Прочтем, ничего не пропуская.
«Чрез Державина же я сошелся с Денисом Ивановичем Фон-Визиным. По возвращении из белорусского своего поместья он просил Гаврила Романовича познакомить его со мною. Назначен был день нашего свидания. В шесть часов по полудни приехал Фон-Визин. Увидя его в первый раз, я вздрогнул и почувствовал всю бедность и тщету человеческую. Он вступил в кабинет Державина, поддерживаемый двумя молодыми офицерами из Шкловского кадетского корпуса, приехавшими с ним из Белоруссии. Уже он не мог владеть одною рукою, равно и одна нога одеревенела. Обе поражены были параличом. Говорил с крайним усилием и каждое слово произносил голосом охриплым и диким; но большие глаза его сверкали. Он приступил ко мне с вопросами о своих сочинениях: знаю ли я Недоросля ? читал ли Послание к Шумилову, Лису Казнодейку, перевод его Похвального Слова Марку Аврелию ? и так далее; как я нахожу их?»
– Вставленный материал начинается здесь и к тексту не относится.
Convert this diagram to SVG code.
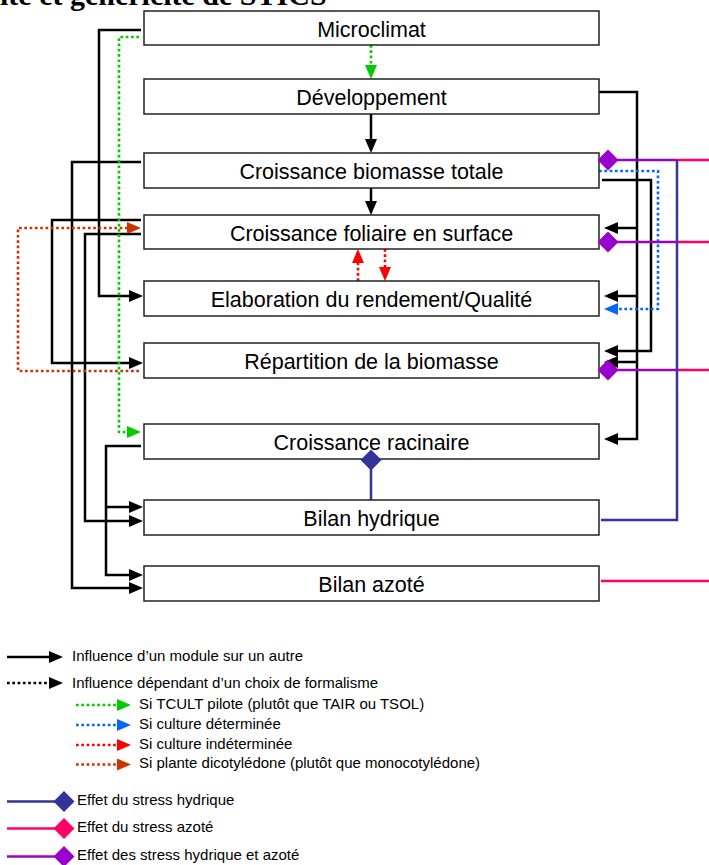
<svg xmlns="http://www.w3.org/2000/svg" width="709" height="865" viewBox="0 0 709 865">
<style>
.box{fill:#fff;stroke:#222;stroke-width:1.5}
.lbl{font-family:"Liberation Sans",Arial,sans-serif;font-size:21.5px;text-anchor:middle;fill:#000}
.leg{font-family:"Liberation Sans",Arial,sans-serif;font-size:15px;fill:#000}
.k{fill:none;stroke:#000;stroke-width:2.5}
.dot{fill:none;stroke-width:2.6;stroke-dasharray:2.7 2.6}
.g{stroke:#00cc00}.b{stroke:#0066ff}.r{stroke:#ff0000}.br{stroke:#cc3300}.kd{stroke:#000}
.pu{fill:none;stroke:#9900cc;stroke-width:2.5}
.pk{fill:none;stroke:#ff0066;stroke-width:2.5}
.nv{fill:none;stroke:#333399;stroke-width:2.5}
</style>
<defs>
<marker id="ak" markerUnits="userSpaceOnUse" markerWidth="14" markerHeight="12" refX="10" refY="6" orient="auto"><path d="M0,0 L14,6 L0,12 z" fill="#000"/></marker>
<marker id="ag" markerUnits="userSpaceOnUse" markerWidth="14" markerHeight="12" refX="10" refY="6" orient="auto"><path d="M0,0 L14,6 L0,12 z" fill="#00cc00"/></marker>
<marker id="ab" markerUnits="userSpaceOnUse" markerWidth="14" markerHeight="12" refX="10" refY="6" orient="auto"><path d="M0,0 L14,6 L0,12 z" fill="#0066ff"/></marker>
<marker id="ar" markerUnits="userSpaceOnUse" markerWidth="14" markerHeight="12" refX="10" refY="6" orient="auto"><path d="M0,0 L14,6 L0,12 z" fill="#ff0000"/></marker>
<marker id="abr" markerUnits="userSpaceOnUse" markerWidth="14" markerHeight="12" refX="10" refY="6" orient="auto"><path d="M0,0 L14,6 L0,12 z" fill="#cc3300"/></marker>
<polygon id="dia" points="0,-10.5 10.5,0 0,10.5 -10.5,0"/>
</defs>

<text x="0" y="4.5" font-family="'Liberation Serif','Times New Roman',serif" font-weight="bold" font-size="30">ité et généricité de STICS</text>

<g id="connectors">
  <!-- center -->
  <path class="dot g" d="M371,45 V75" marker-end="url(#ag)"/>
  <path class="k" d="M371,114 V149" marker-end="url(#ak)"/>
  <path class="k" d="M371,188 V211" marker-end="url(#ak)"/>
  <path class="dot r" d="M358,281 V253" marker-end="url(#ar)"/>
  <path class="dot r" d="M385,249 V277" marker-end="url(#ar)"/>
  <!-- left -->
  <path class="k" d="M141,30 H99 V296 H139" marker-end="url(#ak)"/>
  <path class="k" d="M141,162 H72 V588 H139" marker-end="url(#ak)"/>
  <path class="k" d="M141,220 H52 V363 H139" marker-end="url(#ak)"/>
  <path class="k" d="M141,234 H85 V521 H139" marker-end="url(#ak)"/>
  <path class="k" d="M141,446 H106 V575 H139" marker-end="url(#ak)"/>
  <path class="k" d="M106,507 H139" marker-end="url(#ak)"/>
  <path class="dot g" d="M139,37 H119 V432 H137" marker-end="url(#ag)"/>
  <path class="dot br" d="M139,371 H18 V228 H137" marker-end="url(#abr)"/>
  <!-- right -->
  <path class="k" d="M596,92 H637 V439 H608" marker-end="url(#ak)"/>
  <path class="k" d="M637,228 H608" marker-end="url(#ak)"/>
  <path class="k" d="M637,296 H608" marker-end="url(#ak)"/>
  <path class="k" d="M637,362 H608" marker-end="url(#ak)"/>
  <path class="k" d="M602,180 H651 V351 H608" marker-end="url(#ak)"/>
  <path class="dot b" d="M599,171 H658 V309 H608" marker-end="url(#ab)"/>
  <path class="pk" d="M677,160 H709 M677,242 H709 M677,370 H709"/>
  <path class="nv" d="M677,160 V520 H601"/>
  <path class="pu" d="M608,160 H677 M608,242 H677 M608,370 H677"/>
  <path class="pk" d="M601,581 H709"/>
  <path class="nv" d="M371,500 V460"/>
</g>

<g id="n-microclimat"><rect class="box" x="144" y="11" width="455" height="34"/><text class="lbl" x="371.5" y="37">Microclimat</text></g>
<g id="n-developpement"><rect class="box" x="144" y="79" width="455" height="35"/><text class="lbl" x="371.5" y="105">Développement</text></g>
<g id="n-biomasse"><rect class="box" x="144" y="153" width="455" height="35"/><text class="lbl" x="371.5" y="179">Croissance biomasse totale</text></g>
<g id="n-foliaire"><rect class="box" x="144" y="215" width="455" height="34"/><text class="lbl" x="371.5" y="241">Croissance foliaire en surface</text></g>
<g id="n-rendement"><rect class="box" x="144" y="281" width="455" height="35"/><text class="lbl" x="371.5" y="307">Elaboration du rendement/Qualité</text></g>
<g id="n-repartition"><rect class="box" x="144" y="343" width="455" height="35"/><text class="lbl" x="371.5" y="369">Répartition de la biomasse</text></g>
<g id="n-racinaire"><rect class="box" x="144" y="424" width="455" height="35"/><text class="lbl" x="371.5" y="450">Croissance racinaire</text></g>
<g id="n-hydrique"><rect class="box" x="144" y="500" width="455" height="35"/><text class="lbl" x="371.5" y="526">Bilan hydrique</text></g>
<g id="n-azote"><rect class="box" x="144" y="566" width="455" height="35"/><text class="lbl" x="371.5" y="592">Bilan azoté</text></g>

<g id="diamonds">
  <use href="#dia" x="608" y="160" fill="#9900cc"/>
  <use href="#dia" x="608" y="242" fill="#9900cc"/>
  <use href="#dia" x="608" y="370" fill="#9900cc"/>
  <use href="#dia" x="371" y="460" fill="#333399"/>
</g>

<g id="legend">
  <path class="k" d="M7,657 H59" marker-end="url(#ak)"/>
  <text class="leg" x="72" y="661">Influence d’un module sur un autre</text>
  <path class="dot kd" d="M7,683 H59" marker-end="url(#ak)"/>
  <text class="leg" x="72" y="688">Influence dépendant d’un choix de formalisme</text>
  <path class="dot g" d="M76,705 H127" marker-end="url(#ag)"/>
  <text class="leg" x="139" y="708.5">Si TCULT pilote (plutôt que TAIR ou TSOL)</text>
  <path class="dot b" d="M76,725 H127" marker-end="url(#ab)"/>
  <text class="leg" x="139" y="728.5">Si culture déterminée</text>
  <path class="dot r" d="M76,745 H127" marker-end="url(#ar)"/>
  <text class="leg" x="139" y="748.5">Si culture indéterminée</text>
  <path class="dot br" d="M76,764.5 H127" marker-end="url(#abr)"/>
  <text class="leg" x="139" y="768">Si plante dicotylédone (plutôt que monocotylédone)</text>
  <path class="nv" d="M7,801.5 H64"/>
  <use href="#dia" x="64" y="801.5" fill="#333399" transform="translate(0,0)"/>
  <text class="leg" x="77" y="805">Effet du stress hydrique</text>
  <path class="pk" d="M7,828.5 H64"/>
  <use href="#dia" x="64" y="828.5" fill="#ff0066"/>
  <text class="leg" x="77" y="832">Effet du stress azoté</text>
  <path class="pu" d="M7,856.5 H64"/>
  <use href="#dia" x="64" y="856.5" fill="#9900cc"/>
  <text class="leg" x="77" y="860">Effet des stress hydrique et azoté</text>
</g>
</svg>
Прервемся на минуту; вот какая серьезная поправка к предсмертному покаянию.
В «Каллисфене» умирающий философ благодарил богов за то, что они сподобили его пострадать за истину. В надгробном слове Потемкину полуумирающий Фонвизин благодарил Бога за то, что тот отнял у него способы изъясняться письменно и словесно; отнял то, чем Каллисфен обуздывал Александра. Как бы серьезно ни относиться к фонвизинскому покаянию, движения какой бы сильной души за ним ни видеть, горестно наблюдать великого писателя, отрекающегося от своих славных детищ.